As seen with Name columns within aggregate in R, it is possible to assign a column name to the variable you are aggregating over. I couldn't get this to work in the mapply function call. That is my primary question here --- how can I automate the naming of the tabulated variables for each grouping combination.
My brute force method of doing it:
# rename the column labeled 'x' in a meaningful way ... should be possible to do using varnames (defined above)
cond1_Gender$cond1_Gender_Ct <- cond1_Gender$x
cond1$cond1_Ct <- cond1$x
cond1_Gender$x <- NULL
cond1$x <- NULL
cond1_Gender
# bring back the now meaningfuly named columns into the original dataframe
dUse <- merge(merge(d, cond1), cond1_Gender)
# efficiency of this for large dataset and 8+ aggregated datasets???
dUse_Cond <- dUse[!duplicated(dUse[c("choice", "cond1")]),] # later: use item from list here!
# has extra columns that just get ignored ... but that could be potentially confusing for later users
# repeat for all other grouping variable combinations
# dUse_CondGender <- dUse[!duplicated(dUse[c1[[2]],])] # (DOES NOT WORK!)
How can I accomplish this naming in a more automated fashion so it can work across datafiles and multiple variables?
Bigger Picture: This is only part of a larger situation in which I'm wanting to graph the frequency of the top choices for each grouping combination.
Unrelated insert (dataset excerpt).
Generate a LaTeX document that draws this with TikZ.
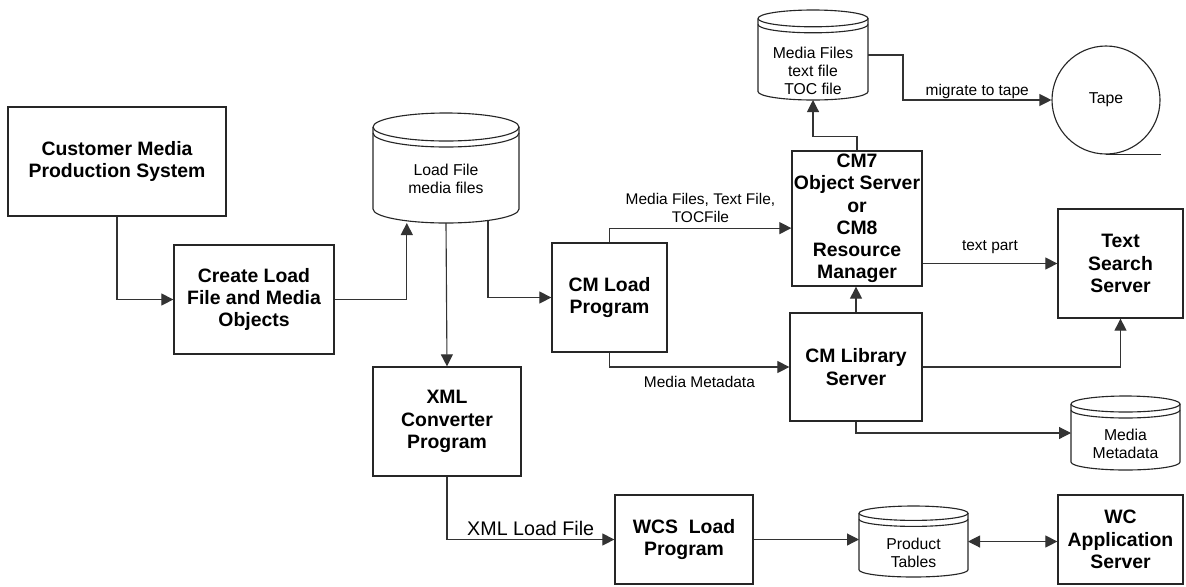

I have code that determines the most highly rated occupations for each grouping combination and plots those frequencies, for each of the levels in a grouping category.
ADDED 3-25-14: Clarification of the context in which this arises, although likely beyond the scope of this question.
Individuals have saved a choice (out of a long list). I want to know (graphically & numerically), which choices were the "most frequent" (and their corresponding freq) for different combinations of background grouping variables: i.e., most frequent choices for 5th grade males, or most freq choices for 10th graders in state X, or for all high school students in the treatment condition. I have code that takes me through each individual background grouping: tabulating (as worked on in this problem), finding the 'most frequent' choices, computing statistics on freq for that group, and graphing based on the variables involved in that group. Overall, I'm trying to make this more generic and vectorized so it works more easily with a subsequent user defining what combinations of background variables they want to look at. jlhoward's answer adds count columns for each of the desired combinations to the original dataframe.
Thanks! I hope this makes sense ... I've read a lot of questions and answers here, but haven't tried to post before.